The Cleveland operation boasts a 60,000-sq-ft, three-bay maintenance facility with access to 35,000 sq ft of additional hangar space. In addition to the Embraer Legacy 600/ERJ 135, the facility works on the Beechjet, Citation X, Piaggio Avanti, Gulfstream II, IIB, III and IV. Constant Aviation also has a third maintenance facility located on Cleveland’s Cuyahoga County Airport.
The Cleveland facility is an FAR Part 145 repair station with Airframe Class 4 and Radio Class 1, 2 and 3 ratings. It is also an Embraer factory-authorized service center.
The 35,000-sq-ft Birmingham facility includes an expansive hangar, two maintenance vehicles, complete laboratory and testing facilities and 15,000 sq ft of long-term storage space. The facility offers full parts distribution of more than 2,200 line items and maintains a $500,000 inventory of aircraft parts and avionics, $300,000 of which are King Air components.
Specialized services available in Birmingham include factory-authorized King Air inspections and avionics troubleshooting, repair and installation, and air-conditioning system sales, service and repair (R-12 & 134). In addition to the King Air, Birmingham focuses on the Beechjet, Diamond, Citation II, Citation V, Hawker 800 and Gulfstream II, IIB, III and IV.
The Birmingham facility is an FAR 145 repair station with the following ratings: Class 3 airframe, Class 1 composite aircraft, and radio class 1, 2 and 3. It is also a Hawker Beechcraft factory-authorized service center.
“If you look at a lot of MROs you’ll see them advertise with the current buzzwords. We don’t use buzzwords; we stick to the three fundamental principles that Kenn and Mike set out from the beginning,” Maiden said. “Employees are the foundation of a service company; we’re here for the long term and pay fanatical attention to detail in everything we do.”
According to Maiden, the company experienced “significant growth” from the beginning in 2006 to 2007. In the 2007 to 2008 period it saw 20-percent growth. “Even today, despite the bad economy, we are still projecting significant growth in 2009 based on what we’re already seeing; 85 percent of our business is repeat,” he said.

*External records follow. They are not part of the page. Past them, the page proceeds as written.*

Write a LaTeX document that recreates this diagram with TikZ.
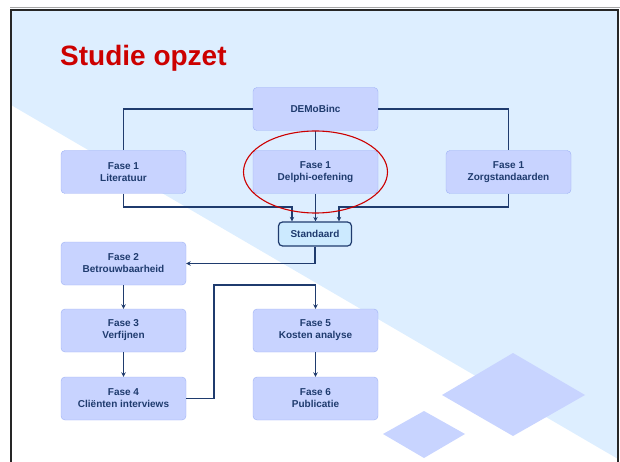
\documentclass[tikz,border=0pt]{standalone}
\usepackage{fontspec}
\setmainfont{Liberation Sans}
\usetikzlibrary{arrows.meta}
\definecolor{bgblue}{HTML}{DDEEFF}
\definecolor{boxfill}{HTML}{C8D3FF}
\definecolor{boxline}{HTML}{9FB2F5}
\definecolor{navy}{HTML}{1F3B6E}
\definecolor{stdfill}{HTML}{CCEAFF}
\definecolor{titlered}{HTML}{CC0000}
\definecolor{diafill}{HTML}{C8D4FF}
\begin{document}
\begin{tikzpicture}[x=1pt,y=-1pt,
		box/.style={draw=boxline,fill=boxfill,rounded corners=4pt,minimum width=125pt,minimum height=43pt,
			inner sep=0pt,align=center,text=navy,font=\fontsize{10}{12}\selectfont\bfseries},
		stdbox/.style={box,draw=navy,line width=1.2pt,fill=stdfill,minimum width=73pt,minimum height=24pt},
		line/.style={navy,line width=1.4pt},
		arr/.style={line,-{Stealth[length=4.5pt,width=4.5pt]}}]
	\useasboundingbox(0,0)rectangle(620,462);
	% slide background
	\fill[bgblue](11,9)--(618,9)--(618,459)--(11,105)--cycle;
	\fill[diafill](442,395)--(513,353)--(585,395)--(513,436)--cycle;
	\fill[diafill](383,434)--(424,411)--(465,434)--(424,458)--cycle;
	\draw[gray!70,line width=1.5pt](10,7.5)--(620,7.5);
	\draw[black!85,line width=2pt](11,462)--(11,10)--(618,10)--(618,462);
	\node[anchor=base west,inner sep=0pt,text=titlered,font=\fontsize{28}{32}\selectfont\bfseries](title)at(60,65.7){Studie opzet};
	% boxes
	\node[box](demo)at(315.5,109){DEMoBinc};
	\node[box](lit)at(123.5,172){Fase 1\\Literatuur};
	\node[box](del)at(315.5,172){Fase 1\\Delphi-oefening};
	\node[box](zorg)at(508.5,172){Fase 1\\Zorgstandaarden};
	\node[stdbox](std)at(315,234){Standaard};
	\node[box](f2)at(123.5,263.5){Fase 2\\Betrouwbaarheid};
	\node[box](f3)at(123.5,330.5){Fase 3\\Verfijnen};
	\node[box](f4)at(123.5,398.5){Fase 4\\Cliënten interviews};
	\node[box](f5)at(315.5,330.5){Fase 5\\Kosten analyse};
	\node[box](f6)at(315.5,398.5){Fase 6\\Publicatie};
	\coordinate(jl)at(292,207);
	\coordinate(jr)at(339,207);
	\coordinate(k1)at(214,285);
	% connectors
	\draw[line](demo.west)-|(lit.north);
	\draw[line](demo.east)-|(zorg.north);
	\draw[line](demo.south)--(del.north);
	\draw[arr](lit.south)|-(jl)--(jl|-std.north);
	\draw[arr](zorg.south)|-(jr)--(jr|-std.north);
	\draw[arr](del.south)--(del.south|-std.north);
	\draw[arr](std.south)|-(f2.east);
	\draw[arr](f2)--(f3);
	\draw[arr](f3)--(f4);
	\draw[arr](f4.east)-|(k1)-|(f5.north);
	\draw[arr](f5)--(f6);
	\draw[titlered,line width=1.1pt](del)ellipse[x radius=72,y radius=41];
\end{tikzpicture}
\end{document}
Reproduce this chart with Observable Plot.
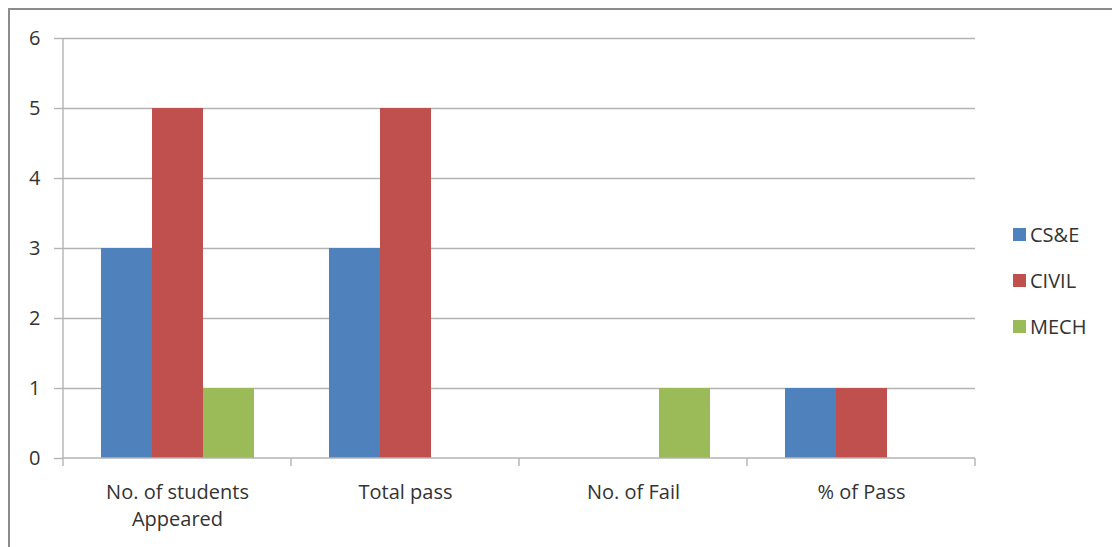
<!DOCTYPE html>
<html>
<head>
<meta charset="utf-8">
<script src="https://cdn.jsdelivr.net/npm/d3@7"></script>
<script src="https://cdn.jsdelivr.net/npm/@observablehq/plot@0.6"></script>
<style>
  html, body { margin: 0; padding: 0; background: #fff; overflow: hidden; }
  #wrap { position: relative; width: 1112px; height: 547px; overflow: hidden; font-family: "Open Sans", sans-serif; }
  #border { position: absolute; left: 8px; top: 8px; width: 1300px; height: 800px; border: 2px solid #8c8c8c; box-sizing: border-box; z-index: 5; pointer-events: none; }
  #chart { position: absolute; left: 0; top: 0; }
  #legend { position: absolute; left: 1013px; top: 211px; color: #333; font-size: 20px; z-index: 4; }
  .item { display: flex; align-items: center; height: 46px; }
  .sw { width: 13px; height: 13px; margin-right: 4px; }
</style>
</head>
<body>
<div id="wrap">
  <div id="chart"></div>
  <div id="legend"></div>
  <div id="border"></div>
</div>
<script>
const categories = ["No. of students\nAppeared", "Total pass", "No. of Fail", "% of Pass"];
const series = ["CS&E", "CIVIL", "MECH"];
const cse = [3, 3, 0, 1];
const civil = [5, 5, 0, 1];
const mech = [1, 0, 1, 0];
const colors = ["#4F81BD", "#C0504D", "#9BBB59"];
const yTicks = [0, 1, 2, 3, 4, 5, 6];

const values = [cse, civil, mech];
const data = [];
series.forEach((s, si) => categories.forEach((c, ci) => data.push({category: c, series: s, value: values[si][ci]})));

const gridColor = "#b3b3b3";
const catData = categories.map(c => ({category: c}));

const axisFrame = Plot.ruleY(catData, {
  fx: "category",
  y: 0,
  render(index, scales, vals, dimensions, context) {
    const {x, y} = scales;
    const [x0, x1] = x.range();
    const y0 = y(0);
    const g = d3.create("svg:g").attr("stroke", gridColor).attr("stroke-width", 1.4).attr("fill", "none");
    g.append("line").attr("x1", x0).attr("x2", x1).attr("y1", y0).attr("y2", y0);
    g.append("line").attr("x1", x0).attr("x2", x0).attr("y1", y0).attr("y2", y0 + 8);
    const cat = catData[index[0]] && catData[index[0]].category;
    if (cat === categories[0]) {
      g.append("line").attr("x1", x0).attr("x2", x0).attr("y1", y(yTicks[yTicks.length - 1])).attr("y2", y0);
    }
    if (cat === categories[categories.length - 1]) {
      g.append("line").attr("x1", x1).attr("x2", x1).attr("y1", y0).attr("y2", y0 + 8);
    }
    return g.node();
  }
});

const chart = Plot.plot({
  width: 1112,
  height: 547,
  marginLeft: 62,
  marginRight: 137,
  marginTop: 38,
  marginBottom: 89,
  style: {background: "transparent", fontFamily: "Open Sans, sans-serif", color: "#333", overflow: "visible"},
  fx: {domain: categories, padding: 0, label: null, axis: null},
  x: {domain: series, paddingInner: 0, paddingOuter: 0.73, axis: null},
  y: {domain: [0, 6], label: null, axis: null},
  color: {domain: series, range: colors},
  marks: [
    Plot.ruleY(yTicks.slice(1), {stroke: gridColor, strokeWidth: 1.4}),
    Plot.barY(data, {fx: "category", x: "series", y: "value", fill: "series"}),
    axisFrame,
    Plot.axisY({ticks: yTicks, tickSize: 9, tickPadding: 14, fontSize: 20, stroke: gridColor, strokeWidth: 1.4, label: null, tickFormat: d => String(d)}),
    Plot.axisFx({anchor: "bottom", tickSize: 0, tickPadding: 21, fontSize: 20, lineHeight: 1.35, label: null})
  ]
});
document.getElementById("chart").appendChild(chart);

const legend = document.getElementById("legend");
series.forEach((s, i) => {
  const item = document.createElement("div");
  item.className = "item";
  const sw = document.createElement("div");
  sw.className = "sw";
  sw.style.background = colors[i];
  const t = document.createElement("span");
  t.textContent = s;
  item.appendChild(sw);
  item.appendChild(t);
  legend.appendChild(item);
});
</script>
</body>
</html>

Maiden attributes part of the company’s success to its willingness to learn from past mistakes. “Every customer is asked to suggest how we could improve our service. It puts us in a position to learn from our own problems and build processes to solve them so no other customer will have the same experience,” he said.

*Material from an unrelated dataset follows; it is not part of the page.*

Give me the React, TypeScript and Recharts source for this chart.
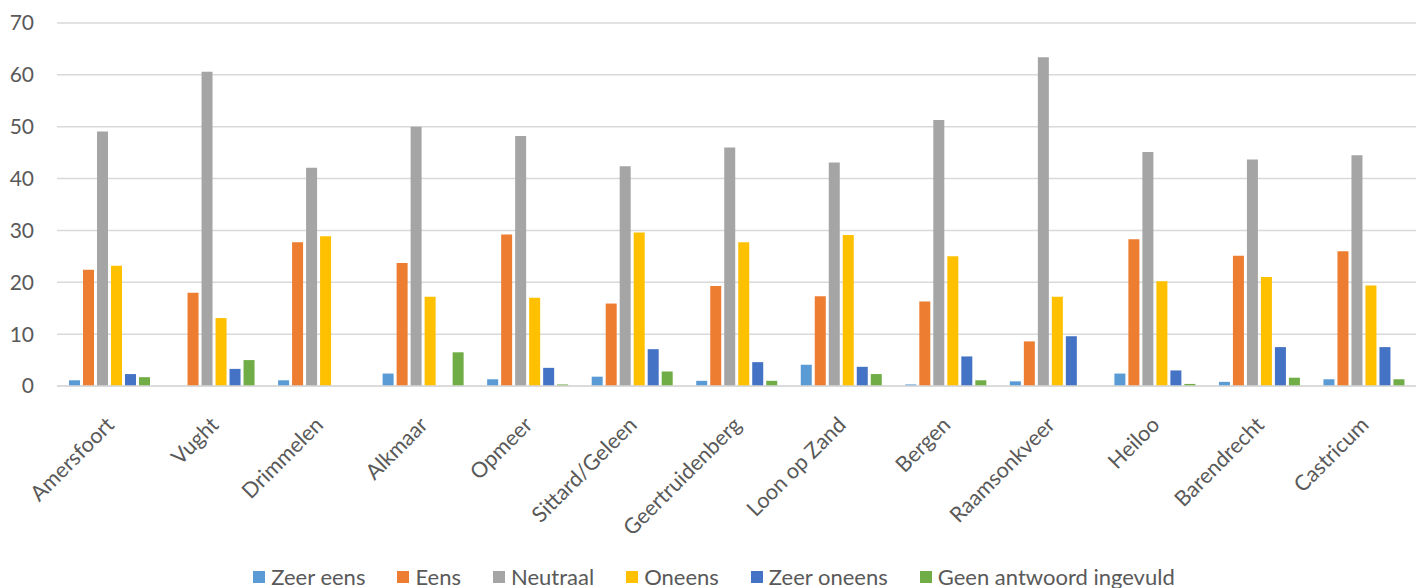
import React from 'react';
import { BarChart, Bar, XAxis, YAxis, CartesianGrid, Legend } from 'recharts';

const gemeenten = [
  'Amersfoort', 'Vught', 'Drimmelen', 'Alkmaar', 'Opmeer', 'Sittard/Geleen', 'Geertruidenberg',
  'Loon op Zand', 'Bergen', 'Raamsonkveer', 'Heiloo', 'Barendrecht', 'Castricum',
];

const zeerEens = [1.1, 0, 1.1, 2.4, 1.3, 1.8, 1.0, 4.1, 0.3, 0.9, 2.4, 0.8, 1.3];
const eens = [22.4, 18.0, 27.7, 23.7, 29.2, 15.9, 19.3, 17.3, 16.3, 8.6, 28.3, 25.1, 26.0];
const neutraal = [49.1, 60.6, 42.1, 50.0, 48.2, 42.4, 46.0, 43.1, 51.3, 63.4, 45.1, 43.7, 44.5];
const oneens = [23.2, 13.1, 28.9, 17.2, 17.0, 29.6, 27.7, 29.1, 25.0, 17.2, 20.2, 21.0, 19.4];
const zeerOneens = [2.3, 3.3, 0, 0, 3.5, 7.1, 4.6, 3.7, 5.7, 9.6, 3.0, 7.5, 7.5];
const geenAntwoord = [1.7, 5.0, 0, 6.5, 0.3, 2.8, 1.0, 2.3, 1.1, 0, 0.4, 1.6, 1.3];

const yTicks = [0, 10, 20, 30, 40, 50, 60, 70];

const series = [
  { key: 'zeerEens', name: 'Zeer eens', color: '#5B9BD5', values: zeerEens },
  { key: 'eens', name: 'Eens', color: '#ED7D31', values: eens },
  { key: 'neutraal', name: 'Neutraal', color: '#A5A5A5', values: neutraal },
  { key: 'oneens', name: 'Oneens', color: '#FFC000', values: oneens },
  { key: 'zeerOneens', name: 'Zeer oneens', color: '#4472C4', values: zeerOneens },
  { key: 'geen', name: 'Geen antwoord ingevuld', color: '#70AD47', values: geenAntwoord },
];

const data = gemeenten.map((name, i) => {
  const row: Record<string, string | number> = { name };
  series.forEach((s) => { row[s.key] = s.values[i]; });
  return row;
});

const FONT = 'Lato, "Open Sans", sans-serif';

const AngledTick = (props: any) => {
  const { x, y, payload } = props;
  return (
    <g transform={`translate(${x + 2},${y + 28})`}>
      <text
        x={0}
        y={0}
        dy={6}
        textAnchor="end"
        transform="rotate(-45)"
        fill="#595959"
        fontSize={21.5}
        fontFamily={FONT}
      >
        {payload.value}
      </text>
    </g>
  );
};

const LegendRow = () => (
  <div style={{ position: 'relative', top: 4, left: 6, display: 'flex', justifyContent: 'center', gap: 32, fontFamily: FONT, fontSize: 22, color: '#595959', lineHeight: '30px' }}>
    {series.map((s) => (
      <div key={s.key} style={{ display: 'flex', alignItems: 'center' }}>
        <span style={{ width: 12, height: 12, background: s.color, display: 'inline-block', marginRight: 6 }} />
        <span>{s.name}</span>
      </div>
    ))}
  </div>
);

export default function App() {
  return (
    <div style={{ position: 'absolute', left: 0, top: 0, width: 1416, height: 588, background: '#fff' }}>
      <BarChart
        width={1416}
        height={588}
        data={data}
        margin={{ top: 23, right: 0, left: 0, bottom: 0 }}
        barSize={11}
        barGap={3}
      >
        <CartesianGrid vertical={false} stroke="#D9D9D9" strokeWidth={1.5} />
        <XAxis
          dataKey="name"
          interval={0}
          tick={<AngledTick />}
          tickLine={false}
          axisLine={{ stroke: '#D9D9D9', strokeWidth: 1.5 }}
          height={172}
        />
        <YAxis
          domain={[0, 70]}
          ticks={yTicks}
          width={57}
          axisLine={false}
          tickLine={false}
          tickSize={0}
          tickMargin={23}
          tick={{ fill: '#595959', fontSize: 21, fontFamily: FONT }}
        />
        <Legend verticalAlign="bottom" height={30} content={<LegendRow />} />
        {series.map((s) => (
          <Bar key={s.key} dataKey={s.key} name={s.name} fill={s.color} isAnimationActive={false} />
        ))}
      </BarChart>
    </div>
  );
}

Constant Aviation has a commercial aircraft division, D.B.A. Air Services, which has been servicing the airline industry in Cleveland since the mid-1980s. It specializes in overnight scheduled maintenance and has a dedicated team that performs everything up to and including heavy structural repairs.

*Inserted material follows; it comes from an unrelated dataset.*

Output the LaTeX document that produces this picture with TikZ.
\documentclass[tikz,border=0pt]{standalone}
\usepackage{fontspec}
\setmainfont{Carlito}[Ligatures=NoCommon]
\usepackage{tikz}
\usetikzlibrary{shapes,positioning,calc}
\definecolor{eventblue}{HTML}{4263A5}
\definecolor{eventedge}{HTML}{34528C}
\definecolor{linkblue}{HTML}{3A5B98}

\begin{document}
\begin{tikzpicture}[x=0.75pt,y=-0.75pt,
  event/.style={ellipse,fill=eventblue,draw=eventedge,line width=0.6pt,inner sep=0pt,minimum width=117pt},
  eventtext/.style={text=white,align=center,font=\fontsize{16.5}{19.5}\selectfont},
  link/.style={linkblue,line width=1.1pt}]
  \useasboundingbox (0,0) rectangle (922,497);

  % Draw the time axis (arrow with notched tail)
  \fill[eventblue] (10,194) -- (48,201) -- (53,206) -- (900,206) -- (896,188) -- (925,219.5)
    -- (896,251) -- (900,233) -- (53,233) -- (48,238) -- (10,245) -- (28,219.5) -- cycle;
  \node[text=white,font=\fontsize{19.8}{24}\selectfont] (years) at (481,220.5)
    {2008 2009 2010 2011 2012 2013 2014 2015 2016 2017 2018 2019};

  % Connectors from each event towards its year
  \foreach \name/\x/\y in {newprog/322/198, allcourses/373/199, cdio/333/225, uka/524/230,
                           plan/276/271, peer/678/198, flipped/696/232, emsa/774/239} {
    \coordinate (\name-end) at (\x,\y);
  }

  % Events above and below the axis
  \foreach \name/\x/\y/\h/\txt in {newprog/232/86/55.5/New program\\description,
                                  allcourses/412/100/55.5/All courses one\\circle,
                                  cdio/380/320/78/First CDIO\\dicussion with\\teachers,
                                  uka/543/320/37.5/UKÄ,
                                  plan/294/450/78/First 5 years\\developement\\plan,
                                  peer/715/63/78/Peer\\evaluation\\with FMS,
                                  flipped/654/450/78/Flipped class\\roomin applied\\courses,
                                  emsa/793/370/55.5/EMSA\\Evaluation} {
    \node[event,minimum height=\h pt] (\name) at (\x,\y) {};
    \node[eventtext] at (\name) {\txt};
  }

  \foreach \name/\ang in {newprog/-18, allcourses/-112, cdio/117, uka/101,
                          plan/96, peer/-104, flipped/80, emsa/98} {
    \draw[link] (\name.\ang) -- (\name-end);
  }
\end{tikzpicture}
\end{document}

Nextant Aerospace, parent company of Constant Aviation, has launched a Beechjet 400A/XP modernization program to improve what it identifies as three inefficiencies in the aircraft: the Pratt & Whitney JT15D-5 engines, certain aerodynamics within the nacelle design and the avionics.
Replacing the JT15D-5 engines with Williams International FJ44-3APs, installing aerodynamically improved engine nacelles, and upgrading the cockpit to the Rockwell Collins Pro Line 21 package has increased the performance of the aircraft significantly, according to Nextant. The improvements have increased the NBAA IFR range of 1,200 nm to more than 2,000 nm while reducing the operating cost per mile by 27 percent, to $2.67, says the company.
Nextant Aerospace is also developing an STC for the Rockwell Collins Pro Line 21 upgrade package and anticipates completion in April.
As for expanding its FBO business, “We are always looking at other regions of the country for possible acquisitions,” Maiden said. “We are experiencing continuous growth and would like to build upon strengths.”